Stored data:
--- Begin ---

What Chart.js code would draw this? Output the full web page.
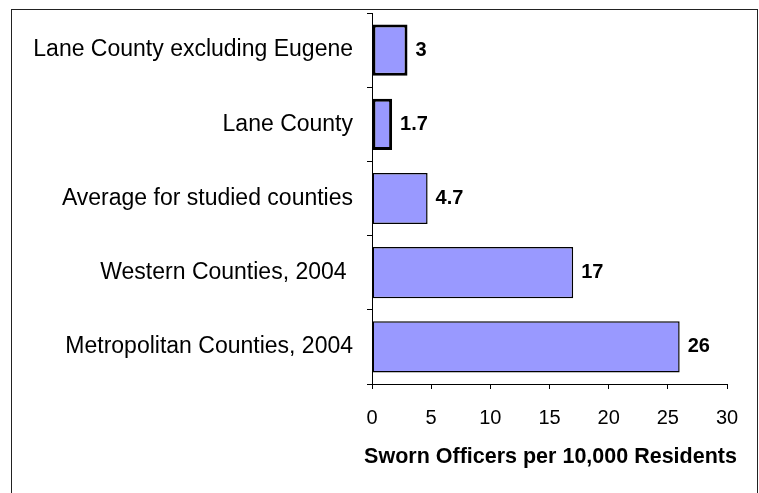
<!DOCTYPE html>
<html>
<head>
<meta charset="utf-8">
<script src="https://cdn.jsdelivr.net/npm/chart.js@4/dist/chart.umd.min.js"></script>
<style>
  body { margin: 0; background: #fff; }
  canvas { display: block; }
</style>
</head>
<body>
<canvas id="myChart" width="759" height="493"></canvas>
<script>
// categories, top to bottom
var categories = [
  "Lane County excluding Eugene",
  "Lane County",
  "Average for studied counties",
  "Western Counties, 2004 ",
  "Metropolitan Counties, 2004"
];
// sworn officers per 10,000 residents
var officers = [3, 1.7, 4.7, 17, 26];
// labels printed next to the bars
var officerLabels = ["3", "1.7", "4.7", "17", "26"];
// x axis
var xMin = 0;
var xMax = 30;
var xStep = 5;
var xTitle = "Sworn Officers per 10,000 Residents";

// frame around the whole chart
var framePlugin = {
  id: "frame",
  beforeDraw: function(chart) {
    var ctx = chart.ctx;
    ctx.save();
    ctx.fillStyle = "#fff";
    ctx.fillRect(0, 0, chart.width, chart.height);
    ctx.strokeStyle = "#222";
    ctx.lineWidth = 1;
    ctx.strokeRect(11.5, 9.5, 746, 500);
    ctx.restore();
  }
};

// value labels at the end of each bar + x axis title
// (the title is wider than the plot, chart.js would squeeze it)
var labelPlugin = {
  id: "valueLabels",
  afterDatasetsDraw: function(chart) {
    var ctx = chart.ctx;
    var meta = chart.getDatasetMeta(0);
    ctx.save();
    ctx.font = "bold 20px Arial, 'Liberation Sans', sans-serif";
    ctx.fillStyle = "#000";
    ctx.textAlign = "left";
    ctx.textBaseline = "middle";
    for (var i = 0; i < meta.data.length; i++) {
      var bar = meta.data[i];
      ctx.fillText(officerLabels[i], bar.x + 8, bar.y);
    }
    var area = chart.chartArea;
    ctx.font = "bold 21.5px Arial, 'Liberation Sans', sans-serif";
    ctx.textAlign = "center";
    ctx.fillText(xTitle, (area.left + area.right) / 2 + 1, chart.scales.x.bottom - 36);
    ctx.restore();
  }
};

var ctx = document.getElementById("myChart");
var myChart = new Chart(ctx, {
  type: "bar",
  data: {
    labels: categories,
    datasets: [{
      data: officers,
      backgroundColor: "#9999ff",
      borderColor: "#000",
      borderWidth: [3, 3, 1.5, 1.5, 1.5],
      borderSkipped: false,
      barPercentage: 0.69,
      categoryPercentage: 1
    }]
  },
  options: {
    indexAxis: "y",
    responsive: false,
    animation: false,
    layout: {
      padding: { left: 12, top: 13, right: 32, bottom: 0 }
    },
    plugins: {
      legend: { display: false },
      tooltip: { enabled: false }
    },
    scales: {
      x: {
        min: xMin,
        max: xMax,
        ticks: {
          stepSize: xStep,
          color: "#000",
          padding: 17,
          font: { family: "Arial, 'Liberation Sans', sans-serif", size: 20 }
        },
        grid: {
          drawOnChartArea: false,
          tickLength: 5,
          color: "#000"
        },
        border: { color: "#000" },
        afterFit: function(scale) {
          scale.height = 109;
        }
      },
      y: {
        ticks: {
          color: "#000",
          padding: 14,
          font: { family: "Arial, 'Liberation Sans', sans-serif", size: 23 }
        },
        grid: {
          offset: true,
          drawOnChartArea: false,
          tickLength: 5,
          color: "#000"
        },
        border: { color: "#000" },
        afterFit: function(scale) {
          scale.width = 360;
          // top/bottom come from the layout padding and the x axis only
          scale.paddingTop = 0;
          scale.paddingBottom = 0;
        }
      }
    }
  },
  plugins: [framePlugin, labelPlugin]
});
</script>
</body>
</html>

--- End ---

Request: Quote every line word for word and keep the images out of the copy.

Solved problem:
What Chart.js code would draw this? Output the full web page.
<!DOCTYPE html>
<html>
<head>
<meta charset="utf-8">
<script src="https://cdn.jsdelivr.net/npm/chart.js@4/dist/chart.umd.min.js"></script>
<style>
  body { margin: 0; background: #fff; }
  canvas { display: block; }
</style>
</head>
<body>
<canvas id="myChart" width="759" height="493"></canvas>
<script>
// categories, top to bottom
var categories = [
  "Lane County excluding Eugene",
  "Lane County",
  "Average for studied counties",
  "Western Counties, 2004 ",
  "Metropolitan Counties, 2004"
];
// sworn officers per 10,000 residents
var officers = [3, 1.7, 4.7, 17, 26];
// labels printed next to the bars
var officerLabels = ["3", "1.7", "4.7", "17", "26"];
// x axis
var xMin = 0;
var xMax = 30;
var xStep = 5;
var xTitle = "Sworn Officers per 10,000 Residents";

// frame around the whole chart
var framePlugin = {
  id: "frame",
  beforeDraw: function(chart) {
    var ctx = chart.ctx;
    ctx.save();
    ctx.fillStyle = "#fff";
    ctx.fillRect(0, 0, chart.width, chart.height);
    ctx.strokeStyle = "#222";
    ctx.lineWidth = 1;
    ctx.strokeRect(11.5, 9.5, 746, 500);
    ctx.restore();
  }
};

// value labels at the end of each bar + x axis title
// (the title is wider than the plot, chart.js would squeeze it)
var labelPlugin = {
  id: "valueLabels",
  afterDatasetsDraw: function(chart) {
    var ctx = chart.ctx;
    var meta = chart.getDatasetMeta(0);
    ctx.save();
    ctx.font = "bold 20px Arial, 'Liberation Sans', sans-serif";
    ctx.fillStyle = "#000";
    ctx.textAlign = "left";
    ctx.textBaseline = "middle";
    for (var i = 0; i < meta.data.length; i++) {
      var bar = meta.data[i];
      ctx.fillText(officerLabels[i], bar.x + 8, bar.y);
    }
    var area = chart.chartArea;
    ctx.font = "bold 21.5px Arial, 'Liberation Sans', sans-serif";
    ctx.textAlign = "center";
    ctx.fillText(xTitle, (area.left + area.right) / 2 + 1, chart.scales.x.bottom - 36);
    ctx.restore();
  }
};

var ctx = document.getElementById("myChart");
var myChart = new Chart(ctx, {
  type: "bar",
  data: {
    labels: categories,
    datasets: [{
      data: officers,
      backgroundColor: "#9999ff",
      borderColor: "#000",
      borderWidth: [3, 3, 1.5, 1.5, 1.5],
      borderSkipped: false,
      barPercentage: 0.69,
      categoryPercentage: 1
    }]
  },
  options: {
    indexAxis: "y",
    responsive: false,
    animation: false,
    layout: {
      padding: { left: 12, top: 13, right: 32, bottom: 0 }
    },
    plugins: {
      legend: { display: false },
      tooltip: { enabled: false }
    },
    scales: {
      x: {
        min: xMin,
        max: xMax,
        ticks: {
          stepSize: xStep,
          color: "#000",
          padding: 17,
          font: { family: "Arial, 'Liberation Sans', sans-serif", size: 20 }
        },
        grid: {
          drawOnChartArea: false,
          tickLength: 5,
          color: "#000"
        },
        border: { color: "#000" },
        afterFit: function(scale) {
          scale.height = 109;
        }
      },
      y: {
        ticks: {
          color: "#000",
          padding: 14,
          font: { family: "Arial, 'Liberation Sans', sans-serif", size: 23 }
        },
        grid: {
          offset: true,
          drawOnChartArea: false,
          tickLength: 5,
          color: "#000"
        },
        border: { color: "#000" },
        afterFit: function(scale) {
          scale.width = 360;
          // top/bottom come from the layout padding and the x axis only
          scale.paddingTop = 0;
          scale.paddingBottom = 0;
        }
      }
    }
  },
  plugins: [framePlugin, labelPlugin]
});
</script>
</body>
</html>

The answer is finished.